● **Given task**:
Copy the data exactly; pictures stay out of the copy.

--- begin Information supplied ---

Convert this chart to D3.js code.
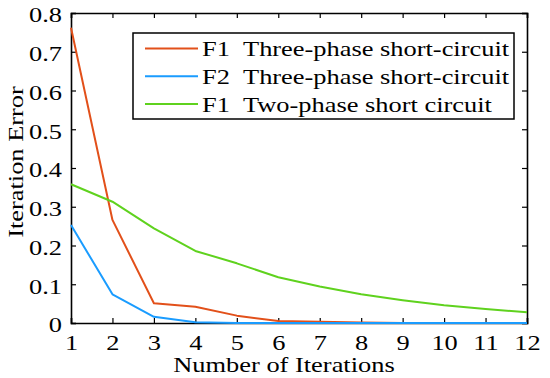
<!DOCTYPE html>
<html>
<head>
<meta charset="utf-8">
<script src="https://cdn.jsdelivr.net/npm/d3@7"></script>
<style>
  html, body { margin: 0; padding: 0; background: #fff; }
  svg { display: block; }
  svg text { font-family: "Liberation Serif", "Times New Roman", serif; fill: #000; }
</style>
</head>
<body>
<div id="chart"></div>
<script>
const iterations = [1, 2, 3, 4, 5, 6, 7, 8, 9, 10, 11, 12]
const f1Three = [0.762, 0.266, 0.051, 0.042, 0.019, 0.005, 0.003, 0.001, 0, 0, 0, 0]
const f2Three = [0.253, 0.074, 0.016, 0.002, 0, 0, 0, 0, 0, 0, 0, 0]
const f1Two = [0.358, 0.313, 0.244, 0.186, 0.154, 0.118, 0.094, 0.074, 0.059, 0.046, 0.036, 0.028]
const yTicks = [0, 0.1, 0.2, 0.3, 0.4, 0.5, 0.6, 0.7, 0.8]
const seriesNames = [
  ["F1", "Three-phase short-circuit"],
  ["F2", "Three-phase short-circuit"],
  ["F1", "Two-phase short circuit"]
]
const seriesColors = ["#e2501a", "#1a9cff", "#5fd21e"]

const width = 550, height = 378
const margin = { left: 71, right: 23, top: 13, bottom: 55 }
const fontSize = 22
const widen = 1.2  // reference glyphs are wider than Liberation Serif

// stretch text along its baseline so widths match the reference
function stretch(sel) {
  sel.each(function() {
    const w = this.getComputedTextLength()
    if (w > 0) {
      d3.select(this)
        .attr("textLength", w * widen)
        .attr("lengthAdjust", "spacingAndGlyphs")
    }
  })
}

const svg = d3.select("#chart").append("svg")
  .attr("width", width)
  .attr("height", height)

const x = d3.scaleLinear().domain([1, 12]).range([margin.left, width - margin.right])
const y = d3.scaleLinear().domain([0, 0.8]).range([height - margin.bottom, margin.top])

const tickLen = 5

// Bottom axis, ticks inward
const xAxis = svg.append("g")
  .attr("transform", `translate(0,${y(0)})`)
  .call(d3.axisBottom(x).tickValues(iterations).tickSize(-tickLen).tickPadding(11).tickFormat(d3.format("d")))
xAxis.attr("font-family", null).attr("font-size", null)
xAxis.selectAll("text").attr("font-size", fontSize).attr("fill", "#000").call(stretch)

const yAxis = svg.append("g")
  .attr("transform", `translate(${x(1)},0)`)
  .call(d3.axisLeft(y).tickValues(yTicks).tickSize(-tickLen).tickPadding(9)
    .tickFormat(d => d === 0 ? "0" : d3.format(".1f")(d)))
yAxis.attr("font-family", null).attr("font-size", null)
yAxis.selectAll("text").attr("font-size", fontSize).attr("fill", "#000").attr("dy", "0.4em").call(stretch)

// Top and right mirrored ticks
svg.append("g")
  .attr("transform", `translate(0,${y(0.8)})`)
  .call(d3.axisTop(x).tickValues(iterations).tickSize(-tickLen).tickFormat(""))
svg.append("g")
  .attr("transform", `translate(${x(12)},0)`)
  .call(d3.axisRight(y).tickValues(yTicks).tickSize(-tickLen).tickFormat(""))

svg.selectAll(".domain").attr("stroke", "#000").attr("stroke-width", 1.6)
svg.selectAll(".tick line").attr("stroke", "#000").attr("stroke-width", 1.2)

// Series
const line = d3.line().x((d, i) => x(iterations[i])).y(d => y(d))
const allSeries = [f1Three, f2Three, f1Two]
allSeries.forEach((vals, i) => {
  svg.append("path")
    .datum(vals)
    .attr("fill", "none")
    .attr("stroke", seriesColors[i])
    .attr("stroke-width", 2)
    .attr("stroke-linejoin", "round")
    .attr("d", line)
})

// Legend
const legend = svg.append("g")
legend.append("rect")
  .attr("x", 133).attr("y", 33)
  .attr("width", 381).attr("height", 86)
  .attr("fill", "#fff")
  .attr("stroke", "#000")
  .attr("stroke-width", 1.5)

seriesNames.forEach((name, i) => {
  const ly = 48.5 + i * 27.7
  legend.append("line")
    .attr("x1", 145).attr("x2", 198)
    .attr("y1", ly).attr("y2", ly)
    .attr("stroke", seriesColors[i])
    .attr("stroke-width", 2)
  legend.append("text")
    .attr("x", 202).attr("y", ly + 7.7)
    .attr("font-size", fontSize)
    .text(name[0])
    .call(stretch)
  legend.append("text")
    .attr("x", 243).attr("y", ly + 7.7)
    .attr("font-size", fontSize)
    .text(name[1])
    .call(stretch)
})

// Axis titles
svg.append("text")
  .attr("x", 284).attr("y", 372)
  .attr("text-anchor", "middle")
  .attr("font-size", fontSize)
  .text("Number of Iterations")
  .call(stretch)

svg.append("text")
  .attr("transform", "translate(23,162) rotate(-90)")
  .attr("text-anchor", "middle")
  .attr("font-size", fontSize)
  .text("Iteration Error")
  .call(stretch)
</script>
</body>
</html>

--- end Information supplied ---

● **Finished exercise**:
Convert this chart to D3.js code.
<!DOCTYPE html>
<html>
<head>
<meta charset="utf-8">
<script src="https://cdn.jsdelivr.net/npm/d3@7"></script>
<style>
  html, body { margin: 0; padding: 0; background: #fff; }
  svg { display: block; }
  svg text { font-family: "Liberation Serif", "Times New Roman", serif; fill: #000; }
</style>
</head>
<body>
<div id="chart"></div>
<script>
const iterations = [1, 2, 3, 4, 5, 6, 7, 8, 9, 10, 11, 12]
const f1Three = [0.762, 0.266, 0.051, 0.042, 0.019, 0.005, 0.003, 0.001, 0, 0, 0, 0]
const f2Three = [0.253, 0.074, 0.016, 0.002, 0, 0, 0, 0, 0, 0, 0, 0]
const f1Two = [0.358, 0.313, 0.244, 0.186, 0.154, 0.118, 0.094, 0.074, 0.059, 0.046, 0.036, 0.028]
const yTicks = [0, 0.1, 0.2, 0.3, 0.4, 0.5, 0.6, 0.7, 0.8]
const seriesNames = [
  ["F1", "Three-phase short-circuit"],
  ["F2", "Three-phase short-circuit"],
  ["F1", "Two-phase short circuit"]
]
const seriesColors = ["#e2501a", "#1a9cff", "#5fd21e"]

const width = 550, height = 378
const margin = { left: 71, right: 23, top: 13, bottom: 55 }
const fontSize = 22
const widen = 1.2  // reference glyphs are wider than Liberation Serif

// stretch text along its baseline so widths match the reference
function stretch(sel) {
  sel.each(function() {
    const w = this.getComputedTextLength()
    if (w > 0) {
      d3.select(this)
        .attr("textLength", w * widen)
        .attr("lengthAdjust", "spacingAndGlyphs")
    }
  })
}

const svg = d3.select("#chart").append("svg")
  .attr("width", width)
  .attr("height", height)

const x = d3.scaleLinear().domain([1, 12]).range([margin.left, width - margin.right])
const y = d3.scaleLinear().domain([0, 0.8]).range([height - margin.bottom, margin.top])

const tickLen = 5

// Bottom axis, ticks inward
const xAxis = svg.append("g")
  .attr("transform", `translate(0,${y(0)})`)
  .call(d3.axisBottom(x).tickValues(iterations).tickSize(-tickLen).tickPadding(11).tickFormat(d3.format("d")))
xAxis.attr("font-family", null).attr("font-size", null)
xAxis.selectAll("text").attr("font-size", fontSize).attr("fill", "#000").call(stretch)

const yAxis = svg.append("g")
  .attr("transform", `translate(${x(1)},0)`)
  .call(d3.axisLeft(y).tickValues(yTicks).tickSize(-tickLen).tickPadding(9)
    .tickFormat(d => d === 0 ? "0" : d3.format(".1f")(d)))
yAxis.attr("font-family", null).attr("font-size", null)
yAxis.selectAll("text").attr("font-size", fontSize).attr("fill", "#000").attr("dy", "0.4em").call(stretch)

// Top and right mirrored ticks
svg.append("g")
  .attr("transform", `translate(0,${y(0.8)})`)
  .call(d3.axisTop(x).tickValues(iterations).tickSize(-tickLen).tickFormat(""))
svg.append("g")
  .attr("transform", `translate(${x(12)},0)`)
  .call(d3.axisRight(y).tickValues(yTicks).tickSize(-tickLen).tickFormat(""))

svg.selectAll(".domain").attr("stroke", "#000").attr("stroke-width", 1.6)
svg.selectAll(".tick line").attr("stroke", "#000").attr("stroke-width", 1.2)

// Series
const line = d3.line().x((d, i) => x(iterations[i])).y(d => y(d))
const allSeries = [f1Three, f2Three, f1Two]
allSeries.forEach((vals, i) => {
  svg.append("path")
    .datum(vals)
    .attr("fill", "none")
    .attr("stroke", seriesColors[i])
    .attr("stroke-width", 2)
    .attr("stroke-linejoin", "round")
    .attr("d", line)
})

// Legend
const legend = svg.append("g")
legend.append("rect")
  .attr("x", 133).attr("y", 33)
  .attr("width", 381).attr("height", 86)
  .attr("fill", "#fff")
  .attr("stroke", "#000")
  .attr("stroke-width", 1.5)

seriesNames.forEach((name, i) => {
  const ly = 48.5 + i * 27.7
  legend.append("line")
    .attr("x1", 145).attr("x2", 198)
    .attr("y1", ly).attr("y2", ly)
    .attr("stroke", seriesColors[i])
    .attr("stroke-width", 2)
  legend.append("text")
    .attr("x", 202).attr("y", ly + 7.7)
    .attr("font-size", fontSize)
    .text(name[0])
    .call(stretch)
  legend.append("text")
    .attr("x", 243).attr("y", ly + 7.7)
    .attr("font-size", fontSize)
    .text(name[1])
    .call(stretch)
})

// Axis titles
svg.append("text")
  .attr("x", 284).attr("y", 372)
  .attr("text-anchor", "middle")
  .attr("font-size", fontSize)
  .text("Number of Iterations")
  .call(stretch)

svg.append("text")
  .attr("transform", "translate(23,162) rotate(-90)")
  .attr("text-anchor", "middle")
  .attr("font-size", fontSize)
  .text("Iteration Error")
  .call(stretch)
</script>
</body>
</html>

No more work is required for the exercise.